С. Прист (2000) сам замечает:
Ни один идеалист не отрицает, что существуют столы, кирпичи, куски дерева и все другие предметы, которые мы обычно относим к физическим объектам. Просто идеалисты отрицают два голословно утверждаемых факта относительно физических объектов… что физические объекты существуют вне восприятия и мышления; что физические объекты материальны, то есть состоят из субстанций под названием «материя». …Главное утверждение идеалиста заключается в том, что физические объекты не существуют независимо от сознаний. Если бы не было сознаний, то так называемые физические объекты не могли бы существовать. То, что существует, существует только в сознании, поэтому то, что мы на уровне здравого смысла, или дофилософски, рассматриваем как физическое, есть на самом деле ментальное. Физическое есть ментальное [с. 94].
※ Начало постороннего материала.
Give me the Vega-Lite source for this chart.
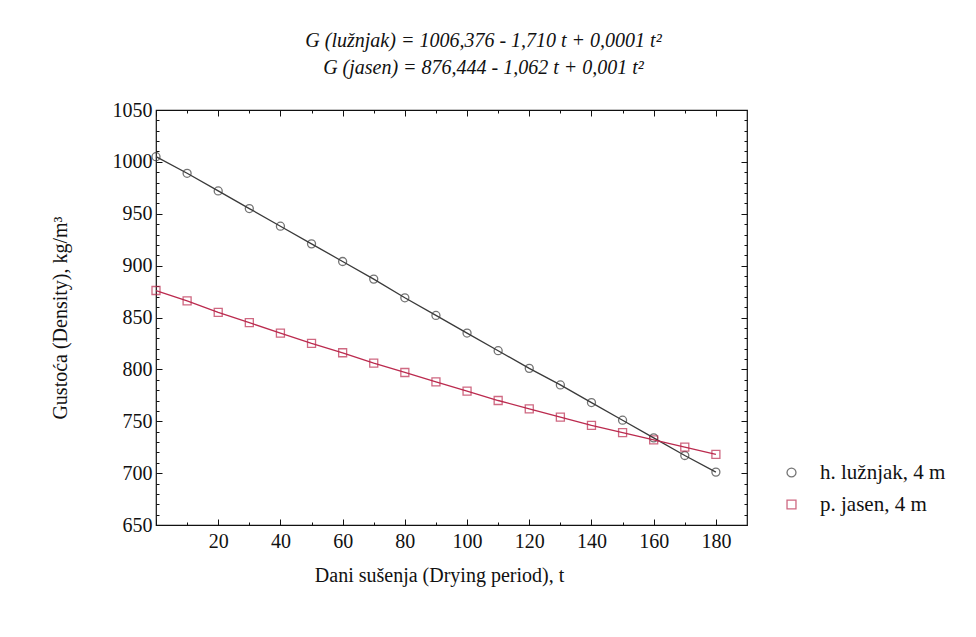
{
  "$schema": "https://vega.github.io/schema/vega-lite/v6.json",
  "autosize": {"type": "none"},
  "width": 591,
  "height": 415,
  "padding": {"left": 156, "top": 110, "right": 229, "bottom": 112},
  "background": "white",
  "title": {
    "text": ["G (lužnjak) = 1006,376 - 1,710 t + 0,0001 t²", "G (jasen) = 876,444 - 1,062 t + 0,001 t²"],
    "anchor": "middle",
    "frame": "group",
    "dx": 32,
    "font": "Liberation Serif",
    "fontStyle": "italic",
    "fontWeight": "normal",
    "fontSize": 20,
    "lineHeight": 27,
    "color": "#111",
    "offset": 22
  },
  "config": {
    "font": "Liberation Serif",
    "view": {"stroke": "#111", "strokeWidth": 1.2},
    "axis": {
      "labelFont": "Liberation Serif",
      "titleFont": "Liberation Serif",
      "labelFontSize": 20,
      "titleFontSize": 20,
      "titleFontWeight": "normal",
      "labelColor": "#111",
      "titleColor": "#111",
      "tickColor": "#111",
      "domainColor": "#111",
      "grid": false
    },
    "legend": {"labelFont": "Liberation Serif", "labelFontSize": 21, "labelColor": "#111"}
  },
  "data": {
    "values": [
      {"t": 0, "G": 1005, "vrsta": "h. lužnjak, 4 m"},
      {"t": 10, "G": 989, "vrsta": "h. lužnjak, 4 m"},
      {"t": 20, "G": 972, "vrsta": "h. lužnjak, 4 m"},
      {"t": 30, "G": 955, "vrsta": "h. lužnjak, 4 m"},
      {"t": 40, "G": 938, "vrsta": "h. lužnjak, 4 m"},
      {"t": 50, "G": 921, "vrsta": "h. lužnjak, 4 m"},
      {"t": 60, "G": 904, "vrsta": "h. lužnjak, 4 m"},
      {"t": 70, "G": 887, "vrsta": "h. lužnjak, 4 m"},
      {"t": 80, "G": 869, "vrsta": "h. lužnjak, 4 m"},
      {"t": 90, "G": 852, "vrsta": "h. lužnjak, 4 m"},
      {"t": 100, "G": 835, "vrsta": "h. lužnjak, 4 m"},
      {"t": 110, "G": 818, "vrsta": "h. lužnjak, 4 m"},
      {"t": 120, "G": 801, "vrsta": "h. lužnjak, 4 m"},
      {"t": 130, "G": 785, "vrsta": "h. lužnjak, 4 m"},
      {"t": 140, "G": 768, "vrsta": "h. lužnjak, 4 m"},
      {"t": 150, "G": 751, "vrsta": "h. lužnjak, 4 m"},
      {"t": 160, "G": 734, "vrsta": "h. lužnjak, 4 m"},
      {"t": 170, "G": 717, "vrsta": "h. lužnjak, 4 m"},
      {"t": 180, "G": 701, "vrsta": "h. lužnjak, 4 m"},
      {"t": 0, "G": 876, "vrsta": "p. jasen, 4 m"},
      {"t": 10, "G": 866, "vrsta": "p. jasen, 4 m"},
      {"t": 20, "G": 855, "vrsta": "p. jasen, 4 m"},
      {"t": 30, "G": 845, "vrsta": "p. jasen, 4 m"},
      {"t": 40, "G": 835, "vrsta": "p. jasen, 4 m"},
      {"t": 50, "G": 825, "vrsta": "p. jasen, 4 m"},
      {"t": 60, "G": 816, "vrsta": "p. jasen, 4 m"},
      {"t": 70, "G": 806, "vrsta": "p. jasen, 4 m"},
      {"t": 80, "G": 797, "vrsta": "p. jasen, 4 m"},
      {"t": 90, "G": 788, "vrsta": "p. jasen, 4 m"},
      {"t": 100, "G": 779, "vrsta": "p. jasen, 4 m"},
      {"t": 110, "G": 770, "vrsta": "p. jasen, 4 m"},
      {"t": 120, "G": 762, "vrsta": "p. jasen, 4 m"},
      {"t": 130, "G": 754, "vrsta": "p. jasen, 4 m"},
      {"t": 140, "G": 746, "vrsta": "p. jasen, 4 m"},
      {"t": 150, "G": 739, "vrsta": "p. jasen, 4 m"},
      {"t": 160, "G": 732, "vrsta": "p. jasen, 4 m"},
      {"t": 170, "G": 725, "vrsta": "p. jasen, 4 m"},
      {"t": 180, "G": 718, "vrsta": "p. jasen, 4 m"}
    ]
  },
  "resolve": {"axis": {"x": "independent", "y": "independent"}},
  "layer": [
    {
      "mark": {"type": "point", "filled": false, "size": 64, "strokeWidth": 1.3},
      "encoding": {
        "x": {
          "field": "t", "type": "quantitative",
          "scale": {"domain": [0, 190], "nice": false, "zero": false},
          "axis": {
            "orient": "bottom",
            "title": "Dani sušenja (Drying period), t",
            "domain": false,
            "values": [0, 10, 20, 30, 40, 50, 60, 70, 80, 90, 100, 110, 120, 130, 140, 150, 160, 170, 180],
            "labelExpr": "datum.value % 20 === 0 && datum.value > 0 ? datum.label : ''",
            "tickSize": {"condition": {"test": "datum.value % 20 === 0", "value": -6}, "value": -3},
            "labelPadding": 12,
            "titlePadding": 14,
            "titleX": 283
          }
        },
        "y": {
          "field": "G", "type": "quantitative",
          "scale": {"domain": [650, 1050], "nice": false, "zero": false},
          "axis": {
            "orient": "left",
            "title": "Gustoća (Density), kg/m³",
            "domain": false,
            "values": [650, 660, 670, 680, 690, 700, 710, 720, 730, 740, 750, 760, 770, 780, 790, 800, 810, 820, 830, 840, 850, 860, 870, 880, 890, 900, 910, 920, 930, 940, 950, 960, 970, 980, 990, 1000, 1010, 1020, 1030, 1040, 1050],
            "labelExpr": "datum.value % 50 === 0 ? format(datum.value, 'd') : ''",
            "tickSize": {"condition": {"test": "datum.value % 50 === 0", "value": -6}, "value": -3},
            "labelPadding": 10,
            "titlePadding": 42
          }
        },
        "color": {
          "field": "vrsta", "type": "nominal",
          "scale": {"domain": ["h. lužnjak, 4 m", "p. jasen, 4 m"], "range": ["#3a3a3a", "#bb2a4e"]},
          "legend": {
            "title": null, "orient": "none", "legendX": 625, "legendY": 352, "padding": 0,
            "symbolSize": 80, "symbolStrokeWidth": 1.3, "rowPadding": 10, "labelOffset": 18
          }
        },
        "shape": {
          "field": "vrsta", "type": "nominal",
          "scale": {"domain": ["h. lužnjak, 4 m", "p. jasen, 4 m"], "range": ["circle", "square"]},
          "legend": {
            "title": null, "orient": "none", "legendX": 625, "legendY": 352, "padding": 0,
            "symbolSize": 80, "symbolStrokeWidth": 1.3, "rowPadding": 10, "labelOffset": 18
          }
        }
      }
    },
    {
      "mark": {"type": "line", "strokeWidth": 1.3},
      "encoding": {
        "x": {
          "field": "t", "type": "quantitative",
          "scale": {"domain": [0, 190], "nice": false, "zero": false},
          "axis": {
            "orient": "top", "title": null, "labels": false, "domain": false,
            "values": [0, 10, 20, 30, 40, 50, 60, 70, 80, 90, 100, 110, 120, 130, 140, 150, 160, 170, 180],
            "tickSize": {"condition": {"test": "datum.value % 20 === 0", "value": -6}, "value": -3}
          }
        },
        "y": {
          "field": "G", "type": "quantitative",
          "scale": {"domain": [650, 1050], "nice": false, "zero": false},
          "axis": {
            "orient": "right", "title": null, "labels": false, "domain": false,
            "values": [650, 660, 670, 680, 690, 700, 710, 720, 730, 740, 750, 760, 770, 780, 790, 800, 810, 820, 830, 840, 850, 860, 870, 880, 890, 900, 910, 920, 930, 940, 950, 960, 970, 980, 990, 1000, 1010, 1020, 1030, 1040, 1050],
            "tickSize": {"condition": {"test": "datum.value % 50 === 0", "value": -6}, "value": -3}
          }
        },
        "color": {"field": "vrsta", "type": "nominal"}
      }
    }
  ]
}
Исходя из позиции С. Приста, мою точку зрения следовало бы считать идеализмом, но это лишь очередное упрощение, так как «реальность в себе» есть. Однако физический мир не только дан нам лишь в форме знаковых репрезентаций, но, более того, он строго определенным образом конституирован человеческими понятиями. Любой самый простой физический объект не существовал бы для нас без соответствующего понятия, выделяющего его из аморфной физической «реальности в себе» и отграничивающего его от прочих ее элементов, тоже конституируемых сознанием.
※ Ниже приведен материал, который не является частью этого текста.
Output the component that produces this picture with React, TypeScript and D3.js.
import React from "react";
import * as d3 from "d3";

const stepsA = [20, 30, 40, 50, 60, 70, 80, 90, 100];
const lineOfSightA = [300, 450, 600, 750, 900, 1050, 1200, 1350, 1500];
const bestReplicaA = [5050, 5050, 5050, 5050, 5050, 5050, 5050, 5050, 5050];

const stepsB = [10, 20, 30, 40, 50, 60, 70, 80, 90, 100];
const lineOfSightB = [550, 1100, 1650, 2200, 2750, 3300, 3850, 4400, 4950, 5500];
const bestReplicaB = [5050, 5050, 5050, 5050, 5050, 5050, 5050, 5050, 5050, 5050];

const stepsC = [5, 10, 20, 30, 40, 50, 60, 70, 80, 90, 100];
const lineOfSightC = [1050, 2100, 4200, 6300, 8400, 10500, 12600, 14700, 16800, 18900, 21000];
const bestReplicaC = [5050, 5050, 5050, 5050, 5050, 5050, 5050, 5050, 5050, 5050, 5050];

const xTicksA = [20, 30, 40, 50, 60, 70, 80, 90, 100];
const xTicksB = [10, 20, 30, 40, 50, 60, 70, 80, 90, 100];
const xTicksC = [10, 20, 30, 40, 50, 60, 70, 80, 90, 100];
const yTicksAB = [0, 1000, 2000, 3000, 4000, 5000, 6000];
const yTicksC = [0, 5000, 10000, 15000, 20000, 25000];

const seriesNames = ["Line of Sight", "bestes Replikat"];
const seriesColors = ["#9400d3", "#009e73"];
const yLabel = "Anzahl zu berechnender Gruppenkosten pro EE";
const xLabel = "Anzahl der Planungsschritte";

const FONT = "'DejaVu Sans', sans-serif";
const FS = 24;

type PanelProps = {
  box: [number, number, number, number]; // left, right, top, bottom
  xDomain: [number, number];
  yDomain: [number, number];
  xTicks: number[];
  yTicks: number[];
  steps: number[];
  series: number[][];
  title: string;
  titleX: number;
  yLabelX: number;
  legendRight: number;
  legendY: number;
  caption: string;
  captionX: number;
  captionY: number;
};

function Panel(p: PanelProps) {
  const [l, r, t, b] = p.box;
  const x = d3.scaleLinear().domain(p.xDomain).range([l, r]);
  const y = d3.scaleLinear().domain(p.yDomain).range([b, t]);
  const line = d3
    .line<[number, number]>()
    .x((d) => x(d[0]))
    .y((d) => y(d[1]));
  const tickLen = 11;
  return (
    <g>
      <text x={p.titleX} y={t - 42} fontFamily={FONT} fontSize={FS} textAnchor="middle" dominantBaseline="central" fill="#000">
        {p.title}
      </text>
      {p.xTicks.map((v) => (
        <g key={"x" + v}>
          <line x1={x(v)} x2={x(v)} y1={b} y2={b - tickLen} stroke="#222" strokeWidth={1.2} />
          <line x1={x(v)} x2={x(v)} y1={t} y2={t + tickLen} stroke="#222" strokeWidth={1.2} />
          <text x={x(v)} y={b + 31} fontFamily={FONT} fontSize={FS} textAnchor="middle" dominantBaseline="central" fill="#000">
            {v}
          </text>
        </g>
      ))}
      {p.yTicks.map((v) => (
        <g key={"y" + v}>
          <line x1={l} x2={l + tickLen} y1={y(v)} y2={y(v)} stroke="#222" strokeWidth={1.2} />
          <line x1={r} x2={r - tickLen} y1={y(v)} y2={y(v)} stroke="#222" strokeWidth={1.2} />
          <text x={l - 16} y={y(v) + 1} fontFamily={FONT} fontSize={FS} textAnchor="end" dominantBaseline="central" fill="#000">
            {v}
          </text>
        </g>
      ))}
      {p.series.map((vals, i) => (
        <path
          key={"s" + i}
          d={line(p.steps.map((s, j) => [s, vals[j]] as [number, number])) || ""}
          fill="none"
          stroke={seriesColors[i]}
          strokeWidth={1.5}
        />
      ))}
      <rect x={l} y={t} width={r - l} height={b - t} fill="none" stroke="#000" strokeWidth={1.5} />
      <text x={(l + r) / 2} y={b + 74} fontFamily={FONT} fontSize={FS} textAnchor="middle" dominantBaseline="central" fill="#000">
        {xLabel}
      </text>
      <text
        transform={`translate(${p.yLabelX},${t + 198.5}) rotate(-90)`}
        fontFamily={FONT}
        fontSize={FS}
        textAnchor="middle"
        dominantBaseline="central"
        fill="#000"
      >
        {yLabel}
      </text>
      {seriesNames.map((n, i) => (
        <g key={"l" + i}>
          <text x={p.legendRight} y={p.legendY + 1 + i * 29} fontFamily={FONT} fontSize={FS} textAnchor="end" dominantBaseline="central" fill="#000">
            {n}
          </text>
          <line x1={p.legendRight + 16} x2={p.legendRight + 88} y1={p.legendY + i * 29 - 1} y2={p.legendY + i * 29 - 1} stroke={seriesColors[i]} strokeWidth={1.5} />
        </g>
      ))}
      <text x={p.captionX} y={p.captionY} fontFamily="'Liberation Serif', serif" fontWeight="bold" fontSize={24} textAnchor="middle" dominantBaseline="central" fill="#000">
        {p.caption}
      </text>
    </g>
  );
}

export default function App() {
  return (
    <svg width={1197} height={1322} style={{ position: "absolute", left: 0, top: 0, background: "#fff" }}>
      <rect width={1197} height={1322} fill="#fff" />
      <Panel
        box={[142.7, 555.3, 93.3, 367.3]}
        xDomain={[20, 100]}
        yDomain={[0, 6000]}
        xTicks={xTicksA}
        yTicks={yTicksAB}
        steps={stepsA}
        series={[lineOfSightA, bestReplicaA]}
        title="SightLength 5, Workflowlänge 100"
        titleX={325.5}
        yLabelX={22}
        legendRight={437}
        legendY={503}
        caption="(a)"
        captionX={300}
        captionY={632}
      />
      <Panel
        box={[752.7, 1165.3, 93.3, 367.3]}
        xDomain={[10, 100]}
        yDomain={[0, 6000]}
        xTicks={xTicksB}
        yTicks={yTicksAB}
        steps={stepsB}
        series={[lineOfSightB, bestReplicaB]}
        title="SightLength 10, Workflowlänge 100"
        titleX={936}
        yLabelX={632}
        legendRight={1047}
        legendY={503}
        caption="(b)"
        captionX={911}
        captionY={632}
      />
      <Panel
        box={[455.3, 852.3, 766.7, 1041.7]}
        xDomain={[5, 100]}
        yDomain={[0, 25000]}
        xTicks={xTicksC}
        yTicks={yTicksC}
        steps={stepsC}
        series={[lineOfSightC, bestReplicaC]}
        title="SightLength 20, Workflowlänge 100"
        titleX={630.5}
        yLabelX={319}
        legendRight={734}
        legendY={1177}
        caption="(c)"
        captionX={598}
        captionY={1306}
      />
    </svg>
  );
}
В основе привычного для «здравого смысла» разграничения физического и психического лежат, по сути дела, феноменологические различия между образами восприятия и образами представления-воспоминания. Физическим мы считаем то, что непосредственно чувствуем и воспринимаем. Ментальным же чаще всего – свои образы представления и воспоминания, то есть как бы нечто вторичное по отношению к образам восприятия и ощущениям. Однако привычный нам физический мир в предметной форме – не более чем конструкция, возникающая в нашем сознании в результате взаимодействия нашего тела с физической «реальностью в себе». Конструкция, репрезентирующая нам даже не «реальность в себе», а лишь изменения в нашем теле, сопровождающие процесс ее взаимодействия с ним.
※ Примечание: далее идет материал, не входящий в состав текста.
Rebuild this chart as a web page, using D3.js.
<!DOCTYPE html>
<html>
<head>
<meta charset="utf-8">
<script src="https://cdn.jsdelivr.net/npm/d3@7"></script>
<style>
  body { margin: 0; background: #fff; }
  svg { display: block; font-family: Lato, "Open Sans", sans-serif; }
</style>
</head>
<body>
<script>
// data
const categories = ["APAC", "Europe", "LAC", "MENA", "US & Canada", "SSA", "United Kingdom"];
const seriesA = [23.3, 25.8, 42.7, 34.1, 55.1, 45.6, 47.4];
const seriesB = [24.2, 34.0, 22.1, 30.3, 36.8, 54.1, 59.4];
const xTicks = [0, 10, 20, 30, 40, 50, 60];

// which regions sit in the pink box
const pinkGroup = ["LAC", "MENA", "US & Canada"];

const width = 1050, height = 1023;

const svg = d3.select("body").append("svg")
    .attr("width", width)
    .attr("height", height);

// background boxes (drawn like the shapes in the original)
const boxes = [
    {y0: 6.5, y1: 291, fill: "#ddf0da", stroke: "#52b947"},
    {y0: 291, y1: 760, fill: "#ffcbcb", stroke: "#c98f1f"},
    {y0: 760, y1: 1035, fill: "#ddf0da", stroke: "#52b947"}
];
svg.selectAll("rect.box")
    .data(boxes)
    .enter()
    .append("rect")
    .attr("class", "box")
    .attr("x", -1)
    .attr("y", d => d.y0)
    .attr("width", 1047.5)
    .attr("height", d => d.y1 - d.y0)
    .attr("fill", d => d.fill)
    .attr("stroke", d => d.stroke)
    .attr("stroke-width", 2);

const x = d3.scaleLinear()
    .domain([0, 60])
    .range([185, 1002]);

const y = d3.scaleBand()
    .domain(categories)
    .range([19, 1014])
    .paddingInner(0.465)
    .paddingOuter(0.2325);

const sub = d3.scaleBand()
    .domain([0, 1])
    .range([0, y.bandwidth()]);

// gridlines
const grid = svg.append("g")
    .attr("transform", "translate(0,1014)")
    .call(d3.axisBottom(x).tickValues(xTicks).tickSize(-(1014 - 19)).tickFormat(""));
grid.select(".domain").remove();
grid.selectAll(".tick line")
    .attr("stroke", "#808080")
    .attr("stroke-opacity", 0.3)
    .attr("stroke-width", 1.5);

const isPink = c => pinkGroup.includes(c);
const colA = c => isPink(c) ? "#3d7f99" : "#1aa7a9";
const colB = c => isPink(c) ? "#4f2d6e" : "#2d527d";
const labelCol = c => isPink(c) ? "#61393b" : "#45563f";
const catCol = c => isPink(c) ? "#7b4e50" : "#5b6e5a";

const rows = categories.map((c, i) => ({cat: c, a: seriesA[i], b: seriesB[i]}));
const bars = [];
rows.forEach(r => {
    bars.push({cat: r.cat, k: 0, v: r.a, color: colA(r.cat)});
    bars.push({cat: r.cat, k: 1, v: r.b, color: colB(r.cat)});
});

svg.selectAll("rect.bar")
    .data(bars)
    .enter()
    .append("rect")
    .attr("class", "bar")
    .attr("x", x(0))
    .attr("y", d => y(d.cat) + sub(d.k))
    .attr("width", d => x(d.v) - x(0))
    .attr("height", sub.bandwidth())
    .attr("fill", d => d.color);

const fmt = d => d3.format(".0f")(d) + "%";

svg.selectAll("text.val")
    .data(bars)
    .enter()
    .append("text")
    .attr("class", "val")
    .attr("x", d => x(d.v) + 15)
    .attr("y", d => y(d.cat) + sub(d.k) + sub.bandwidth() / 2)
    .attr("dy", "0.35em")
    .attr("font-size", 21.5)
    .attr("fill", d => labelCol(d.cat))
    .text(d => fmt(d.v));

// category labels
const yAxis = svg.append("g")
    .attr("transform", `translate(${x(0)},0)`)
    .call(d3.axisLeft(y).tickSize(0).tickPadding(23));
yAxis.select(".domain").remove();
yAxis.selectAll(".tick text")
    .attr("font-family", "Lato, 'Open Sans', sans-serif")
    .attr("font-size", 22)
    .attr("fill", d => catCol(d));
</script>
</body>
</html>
И декартовский дуализм тоже результат нашего интрапсихического феноменологического дуализма – наличия в сознании образов представления и воспоминания, с одной стороны, и образов восприятия – с другой. Б. Рассел (2001) говорит о том же:
Когда на основе обыденного здравого смысла люди говорят о коренном различии между духом и материей, они в действительности имеют в виду коренное различие между зрительными или осязательными восприятиями и «мыслью» – например, воспоминанием, чувством удовольствия или волнением. Но это, как мы видели, есть различия внутри мира сознания; восприятие является таким же психическим явлением, как и «мысль». Более искушенные люди могут думать о материи как о неизвестной причине ощущения, как о «вещи в себе», которая, конечно, не имеет вторичных качеств и, возможно, не имеет также и первичных. Но сколько бы они ни подчеркивали непознаваемый характер «вещи в себе», они все же думают, что достаточно знают о ней, чтобы быть уверенными в ее отличии от духа. Я думаю, что это происходит оттого, что они не избавились еще от привычки представлять себе материальные вещи как что-то твердое, с чем можно столкнуться. Вы можете столкнуться с телом вашего приятеля, но не с его духом; следовательно, его тело отлично от его духа. Этот аргумент как продукт воображения упорно держится у людей, которые отвергли его на основании рациональных соображений [с. 247].
Вопрос о критериях разделения ментального и физического бессмыслен, поэтому прав Ж.-Ф. Лиотар (2001), который замечает, что:
феноменология с необходимостью приводит к отказу от классического различения между внутренним и внешним… [с. 64].